Paper No. 4
Presentation Time: 9:00 AM-6:00 PM
MIDDLE JURASSIC FLARE-UP AND CRETACEOUS MAGMATIC LULL IN THE CENTRAL SANANDAJ-SIRJAN ARC, IRAN: AN ANALOGY WITH THE SOUTHWESTERN UNITED STATES
Subduction of Neotethys oceanic lithosphere underneath the Iranian part of the Cimmerian continent probably began in the Triassic, but the magmatic arc did not fully develop until the Jurassic. The numerous granitoid bodies that invade lower Jurassic schists in the Sanandaj-Sirjan zone are mostly I-type, with trace element signatures indicative of a normal continental arc setting. These plutons have been assigned ages from Jurassic to Cretaceous. However, new U-Pb zircon dates from granitoids exposed in the Hamadan-Esfahan segment of the Sanandaj-Sirjan arc cluster in a narrow time interval from 180 to 165 Ma, suggesting a magmatic pulse analogous to the flare-up event in the Sierra Nevada batholith. While magmatism paused during the Cretaceous in this segment, it continued to the northwest and southeast, implying: 1) incidence of slab segmentation, 2) switch to shallow slab subduction in the central segment and 3) persistence of normal subduction in the adjacent segments.

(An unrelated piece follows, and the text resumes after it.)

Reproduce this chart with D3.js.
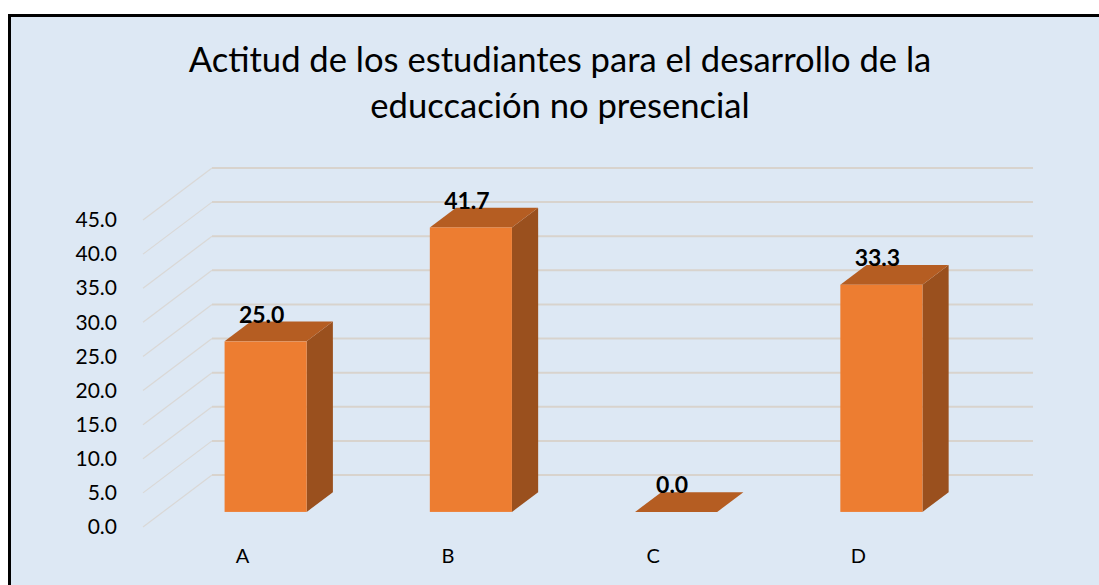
<!DOCTYPE html>
<html>
<head>
<meta charset="utf-8">
<script src="https://cdn.jsdelivr.net/npm/d3@7"></script>
<style>
  html, body { margin: 0; padding: 0; background: #ffffff; }
  svg { display: block; }
</style>
</head>
<body>
<div id="chart"></div>
<script>
// chart data
const categories = ["A", "B", "C", "D"];
const values = [25.0, 41.7, 0.0, 33.3];
const tickValues = [0, 5, 10, 15, 20, 25, 30, 35, 40, 45];
const titleLines = ["Actitud de los estudiantes para el desarrollo de la", "educcación no presencial"];

const width = 1099, height = 585;
const svg = d3.select("#chart").append("svg")
    .attr("width", width)
    .attr("height", height);

// frame
svg.append("rect")
    .attr("x", 9.5).attr("y", 15.5)
    .attr("width", 1200).attr("height", 700)
    .attr("fill", "#dde8f4")
    .attr("stroke", "#000")
    .attr("stroke-width", 3);

// title, sized to the width it has in the picture
const title = svg.append("text")
    .attr("text-anchor", "middle")
    .attr("font-family", "Lato, 'Open Sans', sans-serif")
    .attr("font-size", 32)
    .attr("fill", "#000");
titleLines.forEach((t, i) => {
    title.append("tspan").attr("x", 560).attr("y", 72 + i * 46).text(t);
});
const firstLen = title.select("tspan").node().getComputedTextLength();
title.attr("font-size", 32 * 743 / firstLen);

// 3D layout: front plane of the floor, depth of the walls
const depthX = 69, depthY = 52;
const barFront = 0.29, barBack = 0.67;

const x = d3.scaleBand()
    .domain(categories)
    .range([143, 964])
    .paddingInner(0.6)
    .paddingOuter(0.3);

const y = d3.scaleLinear()
    .domain([0, 45])
    .range([527, 220]);

// gridlines: diagonal on the side wall, straight on the back wall
const grid = svg.append("g");
tickValues.forEach(v => {
    grid.append("line")
        .attr("x1", 143).attr("y1", y(v))
        .attr("x2", 143 + depthX).attr("y2", y(v) - depthY)
        .attr("stroke", "#dad8d6")
        .attr("stroke-width", 1.2);
    grid.append("line")
        .attr("x1", 143 + depthX).attr("y1", y(v) - depthY)
        .attr("x2", 964 + depthX).attr("y2", y(v) - depthY)
        .attr("stroke", "#d8d3cd")
        .attr("stroke-width", 2);
});

// y axis labels
const yAxis = svg.append("g")
    .attr("transform", "translate(117,0)")
    .call(d3.axisLeft(y).tickValues(tickValues).tickSize(0).tickPadding(0).tickFormat(d3.format(".1f")));
yAxis.select(".domain").remove();
yAxis.selectAll("text")
    .attr("font-family", "Lato, sans-serif")
    .attr("font-size", 21)
    .attr("fill", "#000");

// x axis labels
const xAxis = svg.append("g")
    .attr("transform", "translate(-3,549)")
    .call(d3.axisBottom(x).tickSize(0).tickPadding(0));
xAxis.select(".domain").remove();
xAxis.selectAll("text")
    .attr("font-family", "Lato, sans-serif")
    .attr("font-size", 20)
    .attr("fill", "#000");

// bars
const ox = barFront * depthX, oy = barFront * depthY;
const dx = (barBack - barFront) * depthX, dy = (barBack - barFront) * depthY;
const bw = x.bandwidth();

const bars = svg.selectAll("g.bar")
    .data(categories.map((c, i) => ({ cat: c, value: values[i] })))
    .enter().append("g")
    .attr("class", "bar");

bars.each(function (d) {
    const g = d3.select(this);
    const xl = x(d.cat) + ox, xr = xl + bw;
    const y0 = y(0) - oy, yt = y(d.value) - oy;

    // right side
    g.append("polygon")
        .attr("points", [[xr, yt], [xr + dx, yt - dy], [xr + dx, y0 - dy], [xr, y0]].join(" "))
        .attr("fill", "#9a501e");
    // top
    g.append("polygon")
        .attr("points", [[xl, yt], [xr, yt], [xr + dx, yt - dy], [xl + dx, yt - dy]].join(" "))
        .attr("fill", "#b55d22");
    // front
    g.append("rect")
        .attr("x", xl).attr("y", yt)
        .attr("width", bw).attr("height", y0 - yt)
        .attr("fill", "#ed7d31");

    // value label
    g.append("text")
        .attr("x", xl + bw / 2 - 4)
        .attr("y", yt - dy + 1)
        .attr("text-anchor", "middle")
        .attr("font-family", "Lato, sans-serif")
        .attr("font-weight", "bold")
        .attr("font-size", 23)
        .attr("fill", "#000")
        .text(d3.format(".1f")(d.value));
});
</script>
</body>
</html>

This new arrangement initiated Cretaceous to Paleocene, Laramide-style flat slab subduction in a median sector that covered parts of Iran from the Hamedan-Esfahan segment in the south to the Alborz in the north. Cretaceous magmatism in this middle sector is absent in the Sanadaj-Sirjan and Urumieh-Dokhtar zones and only occurs farther north in the Alborz. In contrast, outside this area Cretaceous granitoids are present within the Sanandaj-Sirjan zone (e.g., Qorveh area) and in the Urumieh-Dokhtar zone (e.g., Shirkuh of Yazd).